### Record excerpts ###

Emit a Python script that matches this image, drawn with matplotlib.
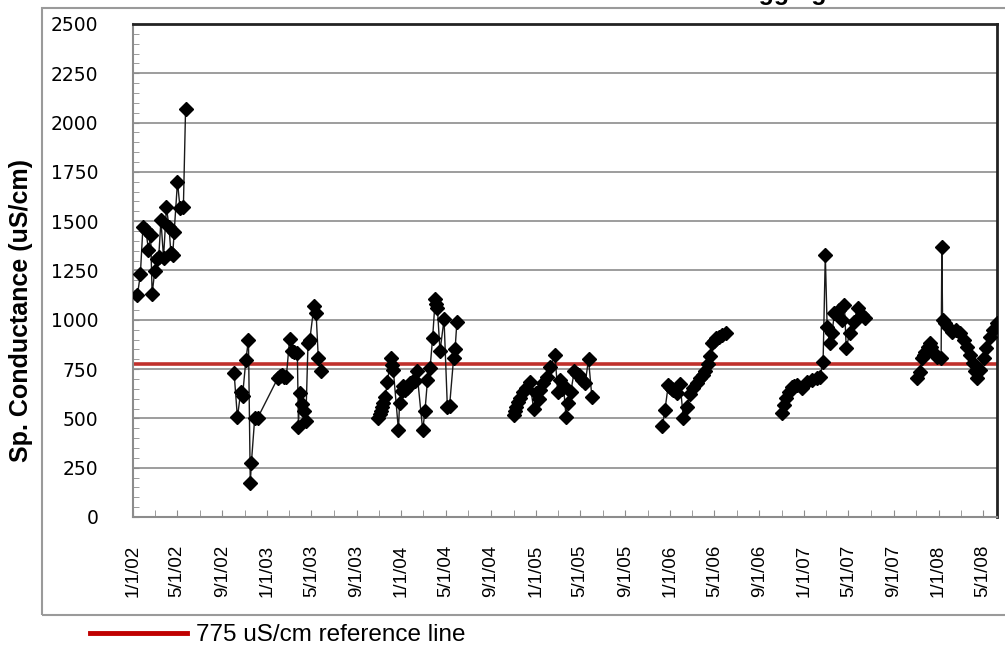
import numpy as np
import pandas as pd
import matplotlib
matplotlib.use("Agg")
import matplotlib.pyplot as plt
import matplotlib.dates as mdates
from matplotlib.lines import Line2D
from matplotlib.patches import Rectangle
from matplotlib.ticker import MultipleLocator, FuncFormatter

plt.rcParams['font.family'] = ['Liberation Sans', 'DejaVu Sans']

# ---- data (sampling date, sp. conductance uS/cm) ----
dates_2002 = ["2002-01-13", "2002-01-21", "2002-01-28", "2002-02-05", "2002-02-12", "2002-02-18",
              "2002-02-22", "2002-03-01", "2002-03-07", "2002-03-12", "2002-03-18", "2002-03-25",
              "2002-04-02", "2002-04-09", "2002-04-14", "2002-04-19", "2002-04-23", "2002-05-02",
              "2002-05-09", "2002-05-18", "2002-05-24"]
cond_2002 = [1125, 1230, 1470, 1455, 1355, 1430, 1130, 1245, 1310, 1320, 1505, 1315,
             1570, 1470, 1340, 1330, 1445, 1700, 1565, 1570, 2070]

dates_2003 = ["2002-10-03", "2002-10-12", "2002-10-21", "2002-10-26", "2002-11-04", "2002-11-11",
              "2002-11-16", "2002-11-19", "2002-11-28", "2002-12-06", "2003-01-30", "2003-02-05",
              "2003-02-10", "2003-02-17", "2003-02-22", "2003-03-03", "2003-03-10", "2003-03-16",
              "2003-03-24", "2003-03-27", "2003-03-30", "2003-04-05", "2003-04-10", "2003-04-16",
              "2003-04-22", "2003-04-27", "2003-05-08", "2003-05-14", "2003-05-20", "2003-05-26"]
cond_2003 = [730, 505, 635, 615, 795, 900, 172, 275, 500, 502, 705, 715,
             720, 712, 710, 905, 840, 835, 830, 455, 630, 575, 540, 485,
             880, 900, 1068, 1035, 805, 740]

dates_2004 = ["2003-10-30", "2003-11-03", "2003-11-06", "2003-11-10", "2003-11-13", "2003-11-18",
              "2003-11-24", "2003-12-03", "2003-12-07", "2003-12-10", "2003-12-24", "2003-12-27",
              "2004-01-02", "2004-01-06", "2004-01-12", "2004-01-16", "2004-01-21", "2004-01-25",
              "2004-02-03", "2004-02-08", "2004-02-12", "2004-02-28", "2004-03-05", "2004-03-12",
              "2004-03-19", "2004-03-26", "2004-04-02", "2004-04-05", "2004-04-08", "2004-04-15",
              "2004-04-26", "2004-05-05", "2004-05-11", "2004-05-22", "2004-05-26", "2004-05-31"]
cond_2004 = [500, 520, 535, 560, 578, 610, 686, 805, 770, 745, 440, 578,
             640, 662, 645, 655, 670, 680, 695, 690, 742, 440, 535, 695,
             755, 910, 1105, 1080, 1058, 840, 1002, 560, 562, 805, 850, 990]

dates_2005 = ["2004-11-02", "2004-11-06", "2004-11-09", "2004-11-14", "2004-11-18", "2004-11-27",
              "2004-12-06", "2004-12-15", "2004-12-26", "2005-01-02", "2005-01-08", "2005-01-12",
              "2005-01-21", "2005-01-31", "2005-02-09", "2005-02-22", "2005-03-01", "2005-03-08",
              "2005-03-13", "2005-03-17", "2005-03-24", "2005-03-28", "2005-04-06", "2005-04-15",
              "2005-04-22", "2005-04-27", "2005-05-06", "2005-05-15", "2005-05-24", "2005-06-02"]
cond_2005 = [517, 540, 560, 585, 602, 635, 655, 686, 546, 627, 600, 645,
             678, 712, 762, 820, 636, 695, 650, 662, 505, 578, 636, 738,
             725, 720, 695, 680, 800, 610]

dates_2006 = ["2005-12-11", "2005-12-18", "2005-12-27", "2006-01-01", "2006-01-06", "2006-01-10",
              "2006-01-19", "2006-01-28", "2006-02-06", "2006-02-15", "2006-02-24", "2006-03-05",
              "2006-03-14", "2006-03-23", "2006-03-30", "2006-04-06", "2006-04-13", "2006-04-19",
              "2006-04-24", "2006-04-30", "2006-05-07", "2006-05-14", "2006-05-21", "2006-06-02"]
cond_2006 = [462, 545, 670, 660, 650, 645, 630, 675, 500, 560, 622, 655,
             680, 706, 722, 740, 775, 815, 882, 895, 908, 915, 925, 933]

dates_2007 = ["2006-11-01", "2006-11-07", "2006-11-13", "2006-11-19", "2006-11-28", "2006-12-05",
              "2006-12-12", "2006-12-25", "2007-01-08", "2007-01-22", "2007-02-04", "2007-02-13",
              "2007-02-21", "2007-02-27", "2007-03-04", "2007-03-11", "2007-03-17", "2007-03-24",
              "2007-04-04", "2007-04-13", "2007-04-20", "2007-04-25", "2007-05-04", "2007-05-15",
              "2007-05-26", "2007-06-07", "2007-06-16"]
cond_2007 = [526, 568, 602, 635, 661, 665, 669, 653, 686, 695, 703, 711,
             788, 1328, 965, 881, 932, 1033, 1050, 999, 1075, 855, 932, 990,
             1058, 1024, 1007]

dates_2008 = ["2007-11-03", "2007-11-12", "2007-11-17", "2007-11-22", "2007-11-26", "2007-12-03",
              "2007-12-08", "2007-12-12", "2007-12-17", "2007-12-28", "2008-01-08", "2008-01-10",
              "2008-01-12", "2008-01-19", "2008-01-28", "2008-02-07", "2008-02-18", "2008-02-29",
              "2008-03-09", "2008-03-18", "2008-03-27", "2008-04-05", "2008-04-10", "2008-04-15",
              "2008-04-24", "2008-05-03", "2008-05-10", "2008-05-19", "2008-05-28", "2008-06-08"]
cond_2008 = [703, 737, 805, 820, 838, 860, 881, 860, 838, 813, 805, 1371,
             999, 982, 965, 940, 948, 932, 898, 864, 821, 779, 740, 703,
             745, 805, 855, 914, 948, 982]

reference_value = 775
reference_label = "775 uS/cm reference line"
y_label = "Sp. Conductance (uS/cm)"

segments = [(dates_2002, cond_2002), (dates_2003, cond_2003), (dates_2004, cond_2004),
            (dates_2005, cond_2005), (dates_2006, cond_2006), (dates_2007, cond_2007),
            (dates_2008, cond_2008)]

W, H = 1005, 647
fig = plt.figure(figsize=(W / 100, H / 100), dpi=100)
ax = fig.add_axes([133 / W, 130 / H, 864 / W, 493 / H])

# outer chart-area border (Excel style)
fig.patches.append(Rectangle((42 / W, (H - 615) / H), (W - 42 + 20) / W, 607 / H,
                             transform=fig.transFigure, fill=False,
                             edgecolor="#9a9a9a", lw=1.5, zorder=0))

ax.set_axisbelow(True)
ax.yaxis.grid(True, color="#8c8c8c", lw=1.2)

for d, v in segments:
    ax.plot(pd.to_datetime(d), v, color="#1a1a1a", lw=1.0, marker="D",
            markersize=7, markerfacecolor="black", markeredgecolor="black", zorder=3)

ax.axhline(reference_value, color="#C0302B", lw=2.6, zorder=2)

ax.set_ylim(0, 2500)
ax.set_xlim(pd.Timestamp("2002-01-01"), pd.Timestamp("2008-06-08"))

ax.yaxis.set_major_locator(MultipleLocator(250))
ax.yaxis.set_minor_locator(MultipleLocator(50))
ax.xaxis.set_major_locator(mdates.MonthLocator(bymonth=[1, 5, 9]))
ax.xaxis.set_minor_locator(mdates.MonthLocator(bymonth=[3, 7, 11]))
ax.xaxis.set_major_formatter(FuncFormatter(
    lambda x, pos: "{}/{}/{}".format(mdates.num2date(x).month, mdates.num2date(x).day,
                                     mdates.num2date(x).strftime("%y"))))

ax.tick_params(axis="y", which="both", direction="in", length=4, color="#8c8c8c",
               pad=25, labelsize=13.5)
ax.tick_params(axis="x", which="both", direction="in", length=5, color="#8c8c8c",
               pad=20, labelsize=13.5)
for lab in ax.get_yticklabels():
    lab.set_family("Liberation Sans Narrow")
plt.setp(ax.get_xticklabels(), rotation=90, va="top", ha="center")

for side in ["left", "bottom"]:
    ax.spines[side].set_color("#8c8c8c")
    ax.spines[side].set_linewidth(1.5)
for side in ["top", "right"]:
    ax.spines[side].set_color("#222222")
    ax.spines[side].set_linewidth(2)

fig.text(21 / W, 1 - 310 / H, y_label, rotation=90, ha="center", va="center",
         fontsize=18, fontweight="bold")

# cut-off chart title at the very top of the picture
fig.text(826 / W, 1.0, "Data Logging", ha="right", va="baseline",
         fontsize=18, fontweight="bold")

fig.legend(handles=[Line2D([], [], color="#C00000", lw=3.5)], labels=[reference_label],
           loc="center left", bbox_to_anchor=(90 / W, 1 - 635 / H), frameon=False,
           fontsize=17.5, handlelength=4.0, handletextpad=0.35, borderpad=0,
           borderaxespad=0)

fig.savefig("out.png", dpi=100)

###
### Record excerpts ###

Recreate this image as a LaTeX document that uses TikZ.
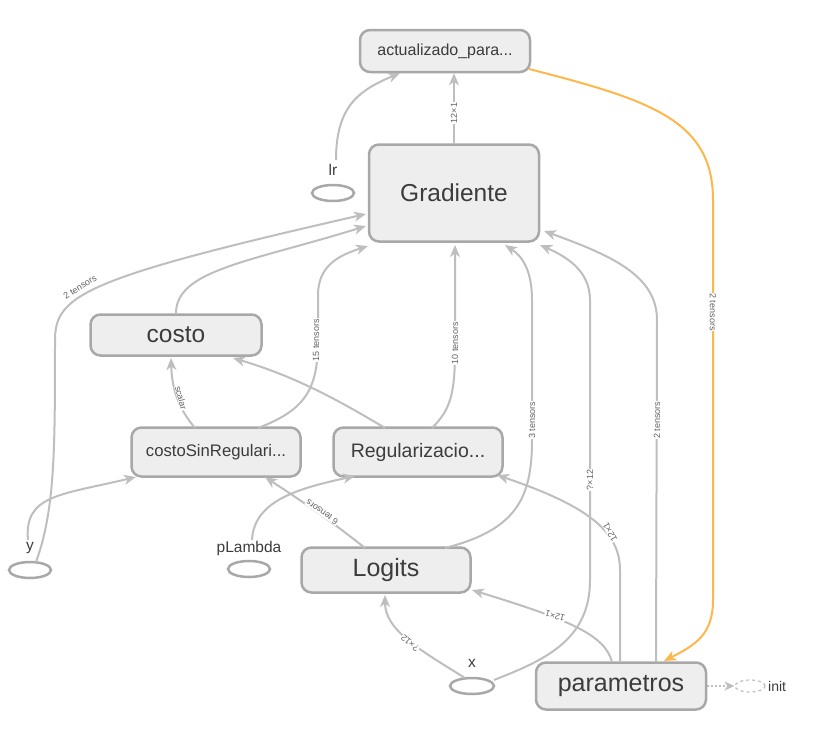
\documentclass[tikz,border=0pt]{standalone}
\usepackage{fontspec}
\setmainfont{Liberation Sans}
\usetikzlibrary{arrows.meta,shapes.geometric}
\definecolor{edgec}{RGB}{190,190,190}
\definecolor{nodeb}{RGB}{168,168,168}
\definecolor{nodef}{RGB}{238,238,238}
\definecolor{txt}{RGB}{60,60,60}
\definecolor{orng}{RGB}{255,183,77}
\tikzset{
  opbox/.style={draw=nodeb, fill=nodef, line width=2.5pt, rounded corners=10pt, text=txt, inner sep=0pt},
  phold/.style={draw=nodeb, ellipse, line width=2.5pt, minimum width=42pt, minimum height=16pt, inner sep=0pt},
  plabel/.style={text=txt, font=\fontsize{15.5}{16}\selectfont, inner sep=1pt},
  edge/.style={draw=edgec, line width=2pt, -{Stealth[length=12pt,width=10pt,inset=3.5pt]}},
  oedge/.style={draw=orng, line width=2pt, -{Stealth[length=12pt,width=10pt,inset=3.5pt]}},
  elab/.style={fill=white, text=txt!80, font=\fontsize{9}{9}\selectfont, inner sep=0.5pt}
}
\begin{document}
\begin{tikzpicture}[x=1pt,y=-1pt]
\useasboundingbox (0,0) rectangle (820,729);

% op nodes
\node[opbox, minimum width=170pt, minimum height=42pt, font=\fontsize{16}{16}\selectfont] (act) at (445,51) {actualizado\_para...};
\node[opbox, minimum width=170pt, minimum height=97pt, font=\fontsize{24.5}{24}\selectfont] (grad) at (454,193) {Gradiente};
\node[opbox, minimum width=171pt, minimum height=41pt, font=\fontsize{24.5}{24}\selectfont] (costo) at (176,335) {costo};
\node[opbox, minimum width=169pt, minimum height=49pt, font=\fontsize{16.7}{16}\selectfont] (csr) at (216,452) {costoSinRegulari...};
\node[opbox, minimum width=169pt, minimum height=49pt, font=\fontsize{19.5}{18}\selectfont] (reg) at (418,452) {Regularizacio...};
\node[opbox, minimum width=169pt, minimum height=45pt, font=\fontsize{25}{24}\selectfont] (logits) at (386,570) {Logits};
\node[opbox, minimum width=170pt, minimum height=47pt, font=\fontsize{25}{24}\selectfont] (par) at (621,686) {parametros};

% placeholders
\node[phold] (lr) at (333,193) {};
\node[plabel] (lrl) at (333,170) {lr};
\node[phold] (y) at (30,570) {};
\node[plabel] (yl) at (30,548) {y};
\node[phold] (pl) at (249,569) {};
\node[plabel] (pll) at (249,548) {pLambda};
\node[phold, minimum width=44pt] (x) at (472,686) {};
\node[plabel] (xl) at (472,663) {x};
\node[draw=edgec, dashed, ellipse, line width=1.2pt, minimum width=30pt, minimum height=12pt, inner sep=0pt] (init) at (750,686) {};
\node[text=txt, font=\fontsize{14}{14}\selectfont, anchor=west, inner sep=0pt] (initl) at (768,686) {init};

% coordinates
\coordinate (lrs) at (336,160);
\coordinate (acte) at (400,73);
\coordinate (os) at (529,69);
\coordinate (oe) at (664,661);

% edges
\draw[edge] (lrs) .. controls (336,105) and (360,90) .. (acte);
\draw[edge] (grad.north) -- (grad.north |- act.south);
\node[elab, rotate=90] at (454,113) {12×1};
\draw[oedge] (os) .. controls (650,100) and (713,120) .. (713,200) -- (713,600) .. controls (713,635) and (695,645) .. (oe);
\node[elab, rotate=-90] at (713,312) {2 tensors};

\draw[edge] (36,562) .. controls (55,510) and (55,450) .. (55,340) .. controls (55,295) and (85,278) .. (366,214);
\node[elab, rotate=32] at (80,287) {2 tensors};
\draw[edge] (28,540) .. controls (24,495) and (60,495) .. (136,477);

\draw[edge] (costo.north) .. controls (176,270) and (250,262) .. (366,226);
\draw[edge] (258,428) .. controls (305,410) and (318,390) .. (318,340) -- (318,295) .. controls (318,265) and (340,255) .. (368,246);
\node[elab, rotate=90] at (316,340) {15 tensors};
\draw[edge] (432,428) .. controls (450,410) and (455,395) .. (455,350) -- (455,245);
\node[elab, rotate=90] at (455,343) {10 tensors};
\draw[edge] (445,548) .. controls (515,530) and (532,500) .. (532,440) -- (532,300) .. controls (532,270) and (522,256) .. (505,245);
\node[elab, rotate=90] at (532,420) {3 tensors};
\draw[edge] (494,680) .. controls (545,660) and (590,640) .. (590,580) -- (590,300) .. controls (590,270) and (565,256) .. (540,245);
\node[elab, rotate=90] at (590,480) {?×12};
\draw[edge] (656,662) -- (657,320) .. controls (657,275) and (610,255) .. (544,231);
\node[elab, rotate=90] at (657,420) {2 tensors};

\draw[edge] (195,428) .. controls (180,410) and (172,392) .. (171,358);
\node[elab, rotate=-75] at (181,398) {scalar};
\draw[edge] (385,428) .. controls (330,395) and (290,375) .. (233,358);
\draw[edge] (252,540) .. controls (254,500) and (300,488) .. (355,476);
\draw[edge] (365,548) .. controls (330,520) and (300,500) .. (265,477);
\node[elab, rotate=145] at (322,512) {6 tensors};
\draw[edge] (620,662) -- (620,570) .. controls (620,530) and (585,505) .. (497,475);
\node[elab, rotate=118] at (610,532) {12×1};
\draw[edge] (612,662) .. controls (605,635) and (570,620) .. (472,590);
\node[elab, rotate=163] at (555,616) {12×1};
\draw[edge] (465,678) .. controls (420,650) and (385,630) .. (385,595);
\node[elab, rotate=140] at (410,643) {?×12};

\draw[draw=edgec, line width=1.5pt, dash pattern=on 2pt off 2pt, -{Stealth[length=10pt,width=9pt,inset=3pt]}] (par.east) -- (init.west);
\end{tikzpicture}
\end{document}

###

Direction: Reproduce nothing but the lines from the one with "Emit a Python" to the one with "plt.rcParams['font.family'] = ['Liberation", both lines included, and keep every picture out of the copy.

Exercise response:
Emit a Python script that matches this image, drawn with matplotlib.
import numpy as np
import pandas as pd
import matplotlib
matplotlib.use("Agg")
import matplotlib.pyplot as plt
import matplotlib.dates as mdates
from matplotlib.lines import Line2D
from matplotlib.patches import Rectangle
from matplotlib.ticker import MultipleLocator, FuncFormatter

plt.rcParams['font.family'] = ['Liberation Sans', 'DejaVu Sans']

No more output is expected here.